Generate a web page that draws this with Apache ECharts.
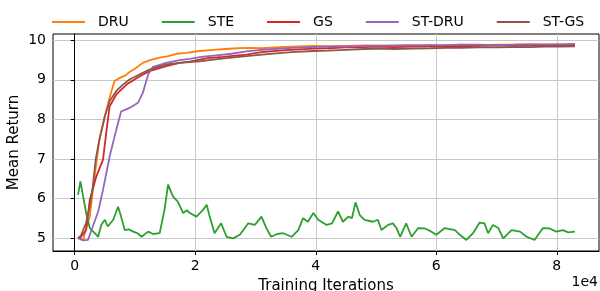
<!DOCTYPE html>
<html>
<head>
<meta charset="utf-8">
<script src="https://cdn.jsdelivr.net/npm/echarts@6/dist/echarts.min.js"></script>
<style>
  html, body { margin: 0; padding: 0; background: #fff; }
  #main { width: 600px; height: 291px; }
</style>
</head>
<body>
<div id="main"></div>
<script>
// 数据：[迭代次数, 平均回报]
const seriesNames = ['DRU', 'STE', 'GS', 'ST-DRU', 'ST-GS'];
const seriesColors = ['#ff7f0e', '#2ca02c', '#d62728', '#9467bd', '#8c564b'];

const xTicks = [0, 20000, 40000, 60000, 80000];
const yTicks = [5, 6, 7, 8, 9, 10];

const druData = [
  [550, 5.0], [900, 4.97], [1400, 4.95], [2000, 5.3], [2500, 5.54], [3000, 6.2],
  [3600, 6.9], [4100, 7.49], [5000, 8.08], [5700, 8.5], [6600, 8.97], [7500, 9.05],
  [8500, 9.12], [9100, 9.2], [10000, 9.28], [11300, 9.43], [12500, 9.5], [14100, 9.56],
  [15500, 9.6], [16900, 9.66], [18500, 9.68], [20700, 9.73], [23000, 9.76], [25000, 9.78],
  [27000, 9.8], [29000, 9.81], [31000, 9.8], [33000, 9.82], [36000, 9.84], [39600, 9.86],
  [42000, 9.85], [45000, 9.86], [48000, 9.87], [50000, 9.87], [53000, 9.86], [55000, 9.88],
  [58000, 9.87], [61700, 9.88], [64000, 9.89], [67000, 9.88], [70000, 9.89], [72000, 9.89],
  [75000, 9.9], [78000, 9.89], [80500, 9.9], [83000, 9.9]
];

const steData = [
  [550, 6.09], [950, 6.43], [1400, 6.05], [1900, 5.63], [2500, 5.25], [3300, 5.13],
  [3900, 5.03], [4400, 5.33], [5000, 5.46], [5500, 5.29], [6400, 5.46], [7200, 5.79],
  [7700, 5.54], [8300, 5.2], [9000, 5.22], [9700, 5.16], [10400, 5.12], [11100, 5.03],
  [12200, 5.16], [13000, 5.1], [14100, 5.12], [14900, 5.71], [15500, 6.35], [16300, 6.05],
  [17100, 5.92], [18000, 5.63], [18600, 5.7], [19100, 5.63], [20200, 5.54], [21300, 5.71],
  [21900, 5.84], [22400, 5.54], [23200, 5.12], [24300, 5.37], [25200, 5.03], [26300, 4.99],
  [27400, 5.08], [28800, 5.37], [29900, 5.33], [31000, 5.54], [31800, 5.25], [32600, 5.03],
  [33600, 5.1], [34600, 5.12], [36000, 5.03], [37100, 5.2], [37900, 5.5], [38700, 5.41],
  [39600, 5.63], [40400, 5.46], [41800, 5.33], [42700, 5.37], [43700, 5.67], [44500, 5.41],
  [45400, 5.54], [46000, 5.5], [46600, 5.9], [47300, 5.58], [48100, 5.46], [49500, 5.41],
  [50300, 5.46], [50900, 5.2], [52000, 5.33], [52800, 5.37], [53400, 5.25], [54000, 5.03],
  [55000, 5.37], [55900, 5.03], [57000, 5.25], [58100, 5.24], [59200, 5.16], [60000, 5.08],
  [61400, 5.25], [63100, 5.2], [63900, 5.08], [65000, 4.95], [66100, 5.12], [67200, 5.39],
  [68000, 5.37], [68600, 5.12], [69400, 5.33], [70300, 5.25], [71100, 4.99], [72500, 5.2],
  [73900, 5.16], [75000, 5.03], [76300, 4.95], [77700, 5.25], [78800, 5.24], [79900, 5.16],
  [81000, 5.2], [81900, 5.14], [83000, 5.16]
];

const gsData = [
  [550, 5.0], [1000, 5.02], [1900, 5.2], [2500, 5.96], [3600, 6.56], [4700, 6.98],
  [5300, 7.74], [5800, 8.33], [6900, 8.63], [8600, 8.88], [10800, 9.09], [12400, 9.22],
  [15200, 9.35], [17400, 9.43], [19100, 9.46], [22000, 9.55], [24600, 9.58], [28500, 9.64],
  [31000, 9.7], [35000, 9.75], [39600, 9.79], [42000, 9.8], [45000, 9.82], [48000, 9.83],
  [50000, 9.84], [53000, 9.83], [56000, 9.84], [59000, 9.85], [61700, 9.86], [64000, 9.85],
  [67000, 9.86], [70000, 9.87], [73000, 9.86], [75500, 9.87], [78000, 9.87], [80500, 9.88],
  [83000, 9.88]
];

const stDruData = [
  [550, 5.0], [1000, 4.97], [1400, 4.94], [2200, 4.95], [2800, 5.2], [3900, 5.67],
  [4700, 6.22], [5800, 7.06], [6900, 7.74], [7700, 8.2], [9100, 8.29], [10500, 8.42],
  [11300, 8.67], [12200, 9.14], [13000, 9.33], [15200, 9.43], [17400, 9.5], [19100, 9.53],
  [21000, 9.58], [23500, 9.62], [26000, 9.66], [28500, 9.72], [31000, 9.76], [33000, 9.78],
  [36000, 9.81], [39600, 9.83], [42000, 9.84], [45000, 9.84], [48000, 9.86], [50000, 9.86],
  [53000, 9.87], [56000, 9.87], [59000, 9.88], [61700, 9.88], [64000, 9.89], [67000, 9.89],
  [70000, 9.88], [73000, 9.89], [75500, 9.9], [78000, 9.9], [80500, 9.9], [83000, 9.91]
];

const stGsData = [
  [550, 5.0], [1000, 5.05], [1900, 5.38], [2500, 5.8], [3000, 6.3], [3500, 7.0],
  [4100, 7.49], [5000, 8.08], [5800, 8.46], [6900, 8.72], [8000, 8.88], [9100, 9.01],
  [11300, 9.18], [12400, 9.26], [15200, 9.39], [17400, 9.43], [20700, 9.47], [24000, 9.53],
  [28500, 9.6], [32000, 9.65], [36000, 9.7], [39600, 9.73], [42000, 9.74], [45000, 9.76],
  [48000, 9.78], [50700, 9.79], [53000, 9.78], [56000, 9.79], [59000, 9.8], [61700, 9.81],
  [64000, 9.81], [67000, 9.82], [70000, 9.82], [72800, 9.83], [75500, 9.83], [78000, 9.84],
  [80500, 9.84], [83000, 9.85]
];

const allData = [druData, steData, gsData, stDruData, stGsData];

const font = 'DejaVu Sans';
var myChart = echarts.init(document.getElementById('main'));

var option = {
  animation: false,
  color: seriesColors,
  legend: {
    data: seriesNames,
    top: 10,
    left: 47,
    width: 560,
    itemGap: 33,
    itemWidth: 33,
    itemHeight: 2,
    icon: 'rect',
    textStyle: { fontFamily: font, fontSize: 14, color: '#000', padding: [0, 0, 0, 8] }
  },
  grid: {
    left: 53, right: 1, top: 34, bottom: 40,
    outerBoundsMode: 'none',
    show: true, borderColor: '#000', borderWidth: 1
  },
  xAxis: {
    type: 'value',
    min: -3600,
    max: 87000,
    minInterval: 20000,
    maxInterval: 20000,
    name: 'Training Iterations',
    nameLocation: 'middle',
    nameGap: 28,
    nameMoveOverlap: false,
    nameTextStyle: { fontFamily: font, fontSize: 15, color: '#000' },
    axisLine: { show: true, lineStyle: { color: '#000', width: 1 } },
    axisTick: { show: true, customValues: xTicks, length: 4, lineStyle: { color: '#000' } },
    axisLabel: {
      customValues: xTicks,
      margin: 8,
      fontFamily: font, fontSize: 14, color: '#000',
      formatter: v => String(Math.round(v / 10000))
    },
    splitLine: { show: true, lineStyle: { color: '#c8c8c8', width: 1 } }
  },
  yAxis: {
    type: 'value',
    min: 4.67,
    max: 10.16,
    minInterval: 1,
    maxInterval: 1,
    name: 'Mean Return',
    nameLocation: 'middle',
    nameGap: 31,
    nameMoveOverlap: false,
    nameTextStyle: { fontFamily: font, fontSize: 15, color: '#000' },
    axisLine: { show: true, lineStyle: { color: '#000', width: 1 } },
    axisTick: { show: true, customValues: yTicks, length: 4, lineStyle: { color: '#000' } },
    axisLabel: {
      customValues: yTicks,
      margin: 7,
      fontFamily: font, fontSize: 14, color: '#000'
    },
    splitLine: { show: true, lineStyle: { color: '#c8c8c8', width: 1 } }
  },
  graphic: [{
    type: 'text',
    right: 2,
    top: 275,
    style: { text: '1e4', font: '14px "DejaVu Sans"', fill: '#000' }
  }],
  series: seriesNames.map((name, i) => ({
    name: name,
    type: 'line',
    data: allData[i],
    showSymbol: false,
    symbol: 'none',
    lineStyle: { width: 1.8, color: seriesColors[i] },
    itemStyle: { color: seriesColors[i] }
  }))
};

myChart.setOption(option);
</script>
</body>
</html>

### What is needed
Every line from the top of the material above through the line with "const yTicks = [5, 6, 7, 8, 9, 10];" should be duplicated exactly, please; leave out the pictures.

### Solution to the exercise
Generate a web page that draws this with Apache ECharts.
<!DOCTYPE html>
<html>
<head>
<meta charset="utf-8">
<script src="https://cdn.jsdelivr.net/npm/echarts@6/dist/echarts.min.js"></script>
<style>
  html, body { margin: 0; padding: 0; background: #fff; }
  #main { width: 600px; height: 291px; }
</style>
</head>
<body>
<div id="main"></div>
<script>
// 数据：[迭代次数, 平均回报]
const seriesNames = ['DRU', 'STE', 'GS', 'ST-DRU', 'ST-GS'];
const seriesColors = ['#ff7f0e', '#2ca02c', '#d62728', '#9467bd', '#8c564b'];

const xTicks = [0, 20000, 40000, 60000, 80000];
const yTicks = [5, 6, 7, 8, 9, 10];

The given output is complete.